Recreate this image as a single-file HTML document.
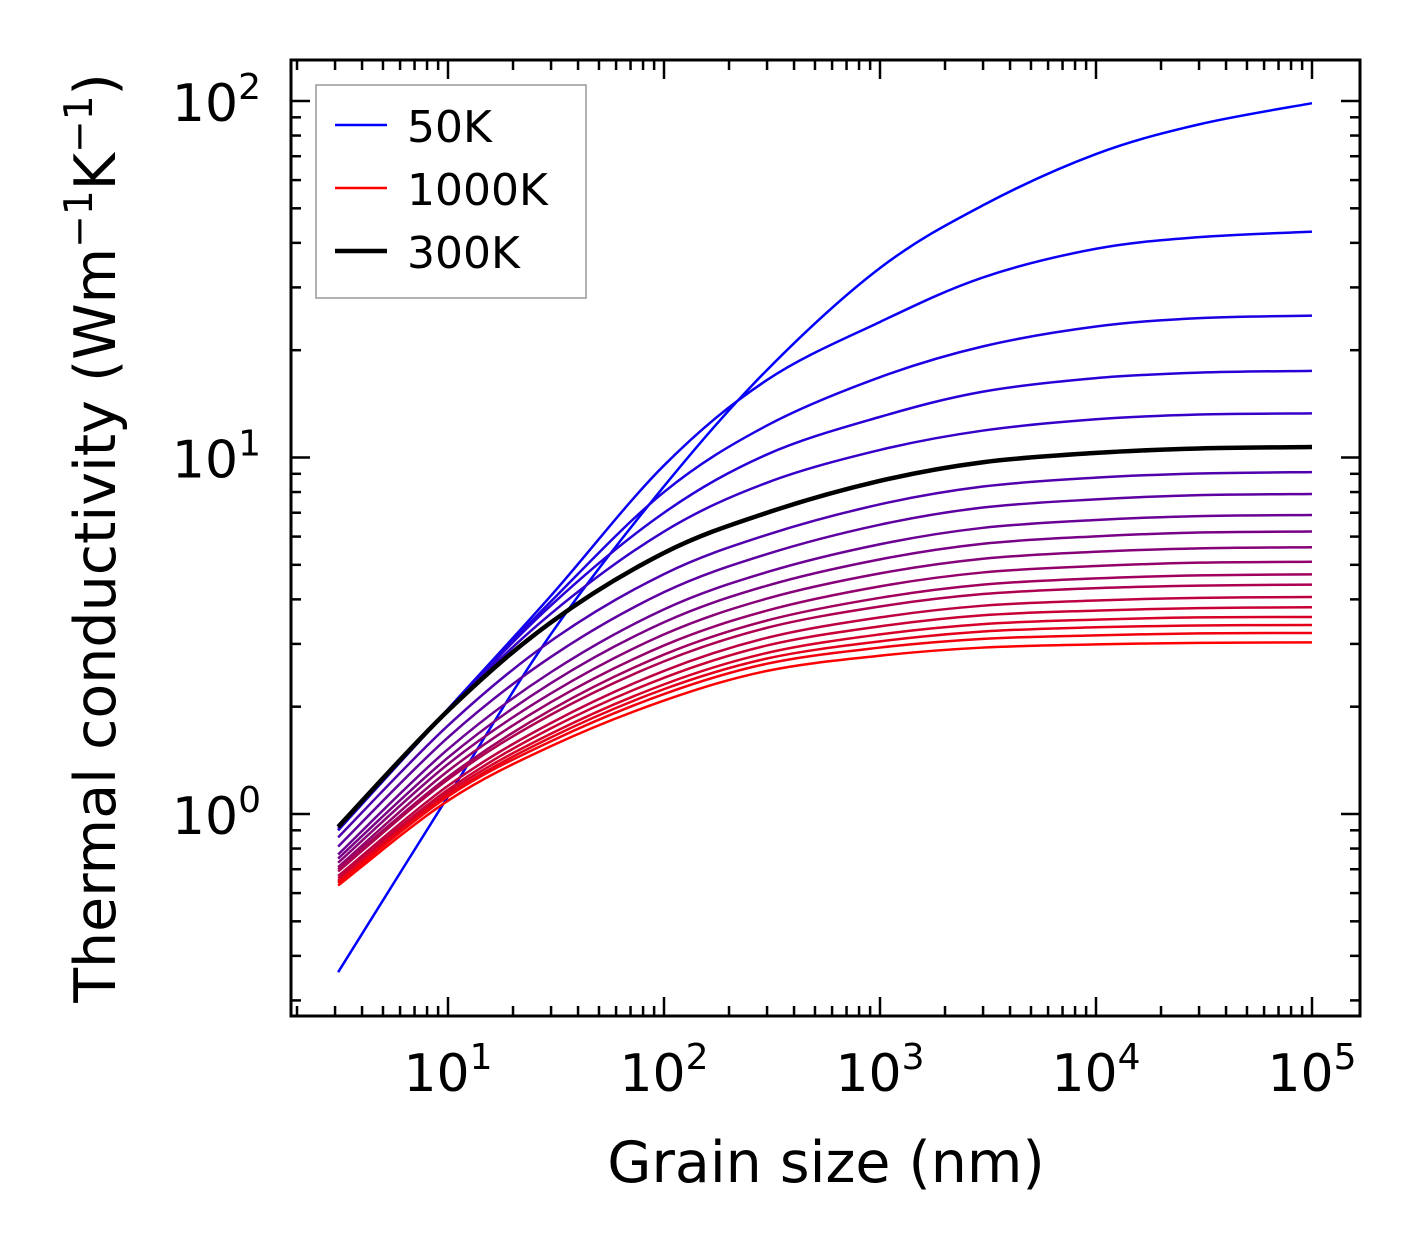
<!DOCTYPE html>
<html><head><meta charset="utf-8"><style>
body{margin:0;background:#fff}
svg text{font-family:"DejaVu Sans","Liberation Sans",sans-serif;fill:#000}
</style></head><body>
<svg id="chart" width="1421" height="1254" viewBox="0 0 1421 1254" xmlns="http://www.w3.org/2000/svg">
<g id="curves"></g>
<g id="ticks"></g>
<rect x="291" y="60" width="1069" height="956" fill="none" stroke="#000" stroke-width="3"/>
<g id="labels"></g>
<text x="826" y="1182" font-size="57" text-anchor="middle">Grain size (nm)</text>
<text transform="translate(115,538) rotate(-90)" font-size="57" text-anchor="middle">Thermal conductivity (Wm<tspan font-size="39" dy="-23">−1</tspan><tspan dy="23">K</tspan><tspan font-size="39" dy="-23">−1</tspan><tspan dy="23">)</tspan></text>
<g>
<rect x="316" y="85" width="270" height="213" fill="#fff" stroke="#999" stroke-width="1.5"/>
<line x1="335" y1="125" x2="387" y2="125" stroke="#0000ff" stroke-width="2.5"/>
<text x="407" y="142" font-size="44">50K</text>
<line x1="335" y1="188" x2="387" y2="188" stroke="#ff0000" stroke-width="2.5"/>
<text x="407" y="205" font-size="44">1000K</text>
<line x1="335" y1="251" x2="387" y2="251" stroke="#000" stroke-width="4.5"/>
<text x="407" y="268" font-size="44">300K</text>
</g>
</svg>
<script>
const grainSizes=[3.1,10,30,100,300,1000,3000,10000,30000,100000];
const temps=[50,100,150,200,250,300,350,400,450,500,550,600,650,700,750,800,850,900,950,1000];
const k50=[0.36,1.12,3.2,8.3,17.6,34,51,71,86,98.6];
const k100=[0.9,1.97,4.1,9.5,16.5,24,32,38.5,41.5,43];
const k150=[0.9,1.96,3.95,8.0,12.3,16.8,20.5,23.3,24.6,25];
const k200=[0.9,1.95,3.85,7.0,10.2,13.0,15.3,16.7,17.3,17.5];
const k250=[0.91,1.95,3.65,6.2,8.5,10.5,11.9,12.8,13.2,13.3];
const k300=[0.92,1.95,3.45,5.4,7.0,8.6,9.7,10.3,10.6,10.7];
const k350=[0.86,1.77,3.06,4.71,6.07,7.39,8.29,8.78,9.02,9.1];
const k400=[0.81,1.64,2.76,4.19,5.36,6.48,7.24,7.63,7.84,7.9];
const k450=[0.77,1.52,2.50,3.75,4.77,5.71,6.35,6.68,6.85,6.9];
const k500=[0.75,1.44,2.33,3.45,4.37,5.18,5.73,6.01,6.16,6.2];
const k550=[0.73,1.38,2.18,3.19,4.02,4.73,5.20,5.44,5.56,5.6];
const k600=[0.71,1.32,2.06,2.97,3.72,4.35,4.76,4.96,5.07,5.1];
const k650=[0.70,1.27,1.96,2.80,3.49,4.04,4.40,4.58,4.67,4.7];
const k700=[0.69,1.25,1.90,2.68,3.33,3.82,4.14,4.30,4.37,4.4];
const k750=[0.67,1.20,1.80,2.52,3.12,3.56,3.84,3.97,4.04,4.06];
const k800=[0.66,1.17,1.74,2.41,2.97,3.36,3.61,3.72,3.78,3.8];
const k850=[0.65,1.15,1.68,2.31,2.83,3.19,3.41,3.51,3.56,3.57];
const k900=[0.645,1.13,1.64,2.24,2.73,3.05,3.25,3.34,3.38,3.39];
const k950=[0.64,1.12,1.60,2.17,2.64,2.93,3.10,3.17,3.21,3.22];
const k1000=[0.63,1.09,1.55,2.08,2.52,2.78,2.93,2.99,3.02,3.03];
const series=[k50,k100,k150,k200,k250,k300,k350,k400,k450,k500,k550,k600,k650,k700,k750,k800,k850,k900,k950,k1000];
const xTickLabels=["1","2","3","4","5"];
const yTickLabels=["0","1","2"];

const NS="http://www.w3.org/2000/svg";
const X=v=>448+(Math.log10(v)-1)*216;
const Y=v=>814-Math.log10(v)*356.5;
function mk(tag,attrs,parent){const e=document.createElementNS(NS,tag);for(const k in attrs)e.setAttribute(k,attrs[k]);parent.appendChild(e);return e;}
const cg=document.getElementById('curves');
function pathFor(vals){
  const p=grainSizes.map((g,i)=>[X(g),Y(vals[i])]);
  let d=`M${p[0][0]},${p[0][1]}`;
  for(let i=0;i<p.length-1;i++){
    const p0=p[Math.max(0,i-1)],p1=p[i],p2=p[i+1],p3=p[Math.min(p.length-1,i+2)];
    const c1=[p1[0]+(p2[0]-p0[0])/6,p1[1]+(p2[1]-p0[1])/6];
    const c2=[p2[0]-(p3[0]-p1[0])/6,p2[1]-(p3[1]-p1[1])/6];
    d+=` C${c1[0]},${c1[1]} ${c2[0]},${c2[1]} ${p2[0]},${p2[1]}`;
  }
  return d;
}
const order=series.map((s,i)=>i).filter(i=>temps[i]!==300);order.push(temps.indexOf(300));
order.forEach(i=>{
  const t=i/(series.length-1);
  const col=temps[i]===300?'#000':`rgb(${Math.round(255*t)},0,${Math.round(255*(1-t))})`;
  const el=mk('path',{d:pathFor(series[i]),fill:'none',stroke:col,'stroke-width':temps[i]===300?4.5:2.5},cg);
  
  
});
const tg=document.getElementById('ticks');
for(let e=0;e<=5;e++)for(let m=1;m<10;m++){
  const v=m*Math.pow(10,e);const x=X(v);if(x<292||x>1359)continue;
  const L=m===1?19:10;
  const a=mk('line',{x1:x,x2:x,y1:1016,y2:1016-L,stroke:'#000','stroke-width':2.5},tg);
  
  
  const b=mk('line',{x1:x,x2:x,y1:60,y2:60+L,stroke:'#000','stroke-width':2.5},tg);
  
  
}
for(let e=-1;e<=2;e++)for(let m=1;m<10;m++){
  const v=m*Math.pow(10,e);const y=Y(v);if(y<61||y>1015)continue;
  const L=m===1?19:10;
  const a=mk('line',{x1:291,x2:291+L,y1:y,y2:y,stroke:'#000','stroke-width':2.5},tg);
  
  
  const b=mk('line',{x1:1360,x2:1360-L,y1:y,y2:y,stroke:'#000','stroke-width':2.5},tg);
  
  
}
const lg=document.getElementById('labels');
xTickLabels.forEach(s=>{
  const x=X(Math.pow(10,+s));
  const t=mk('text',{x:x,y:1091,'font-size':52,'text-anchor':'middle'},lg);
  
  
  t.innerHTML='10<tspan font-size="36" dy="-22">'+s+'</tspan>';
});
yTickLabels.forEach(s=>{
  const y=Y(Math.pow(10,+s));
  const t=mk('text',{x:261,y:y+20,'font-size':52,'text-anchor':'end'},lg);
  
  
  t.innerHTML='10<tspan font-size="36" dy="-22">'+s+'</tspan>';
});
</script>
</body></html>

══════════════════════════════

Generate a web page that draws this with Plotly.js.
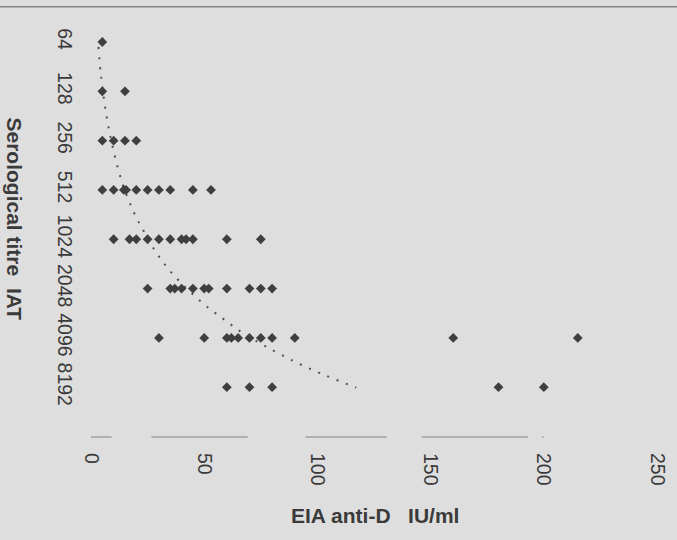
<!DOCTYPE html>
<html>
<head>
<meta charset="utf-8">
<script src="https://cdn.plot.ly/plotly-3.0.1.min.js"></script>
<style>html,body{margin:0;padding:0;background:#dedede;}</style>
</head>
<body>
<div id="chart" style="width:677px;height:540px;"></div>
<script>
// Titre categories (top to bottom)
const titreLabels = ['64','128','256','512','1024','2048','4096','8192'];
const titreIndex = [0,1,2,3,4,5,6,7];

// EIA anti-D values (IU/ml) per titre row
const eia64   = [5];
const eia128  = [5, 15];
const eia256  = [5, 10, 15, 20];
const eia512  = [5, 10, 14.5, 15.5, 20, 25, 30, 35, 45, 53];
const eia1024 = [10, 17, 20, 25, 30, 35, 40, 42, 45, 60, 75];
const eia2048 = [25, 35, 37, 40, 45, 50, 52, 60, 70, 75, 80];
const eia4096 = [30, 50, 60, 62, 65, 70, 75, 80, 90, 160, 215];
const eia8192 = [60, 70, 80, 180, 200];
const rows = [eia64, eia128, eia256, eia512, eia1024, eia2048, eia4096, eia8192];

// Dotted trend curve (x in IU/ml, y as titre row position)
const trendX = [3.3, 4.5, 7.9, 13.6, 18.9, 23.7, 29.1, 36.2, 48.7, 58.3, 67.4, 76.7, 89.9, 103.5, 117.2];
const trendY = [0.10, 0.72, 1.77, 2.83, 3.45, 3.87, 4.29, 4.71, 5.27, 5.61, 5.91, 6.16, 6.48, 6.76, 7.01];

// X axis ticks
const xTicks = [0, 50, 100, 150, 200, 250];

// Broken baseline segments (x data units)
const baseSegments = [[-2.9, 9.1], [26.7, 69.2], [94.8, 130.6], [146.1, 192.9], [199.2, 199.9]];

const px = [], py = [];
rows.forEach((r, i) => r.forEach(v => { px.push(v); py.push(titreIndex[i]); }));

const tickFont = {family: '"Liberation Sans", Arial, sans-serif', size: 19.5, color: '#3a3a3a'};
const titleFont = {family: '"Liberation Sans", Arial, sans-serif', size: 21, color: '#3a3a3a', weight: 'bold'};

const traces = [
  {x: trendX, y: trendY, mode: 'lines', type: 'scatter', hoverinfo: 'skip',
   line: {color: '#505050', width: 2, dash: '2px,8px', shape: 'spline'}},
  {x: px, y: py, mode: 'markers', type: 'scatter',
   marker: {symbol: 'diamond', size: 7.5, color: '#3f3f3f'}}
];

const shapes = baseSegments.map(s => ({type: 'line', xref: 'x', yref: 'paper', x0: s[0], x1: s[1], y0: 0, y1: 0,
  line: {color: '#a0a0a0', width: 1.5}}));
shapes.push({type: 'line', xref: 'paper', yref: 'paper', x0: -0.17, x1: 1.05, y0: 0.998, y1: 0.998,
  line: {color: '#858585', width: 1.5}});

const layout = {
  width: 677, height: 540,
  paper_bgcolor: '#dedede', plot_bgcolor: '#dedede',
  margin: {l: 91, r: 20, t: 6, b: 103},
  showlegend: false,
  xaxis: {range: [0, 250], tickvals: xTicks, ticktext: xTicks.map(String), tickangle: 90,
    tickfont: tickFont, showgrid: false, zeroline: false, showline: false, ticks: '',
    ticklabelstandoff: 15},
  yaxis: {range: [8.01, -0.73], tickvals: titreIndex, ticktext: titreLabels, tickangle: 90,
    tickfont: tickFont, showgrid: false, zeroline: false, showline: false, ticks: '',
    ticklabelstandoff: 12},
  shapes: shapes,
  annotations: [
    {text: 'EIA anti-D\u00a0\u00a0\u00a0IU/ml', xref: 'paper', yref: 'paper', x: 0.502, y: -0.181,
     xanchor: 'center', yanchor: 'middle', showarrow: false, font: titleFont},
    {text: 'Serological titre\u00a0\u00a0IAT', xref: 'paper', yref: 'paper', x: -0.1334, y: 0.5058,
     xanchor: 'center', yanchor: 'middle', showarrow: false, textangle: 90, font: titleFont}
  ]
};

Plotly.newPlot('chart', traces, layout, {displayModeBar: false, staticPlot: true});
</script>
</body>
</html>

══════════════════════════════

## Work to be completed
Copy all lines from the entries that contain the word "this".

## Expected answer
Recreate this image as a single-file HTML document.
Generate a web page that draws this with Plotly.js.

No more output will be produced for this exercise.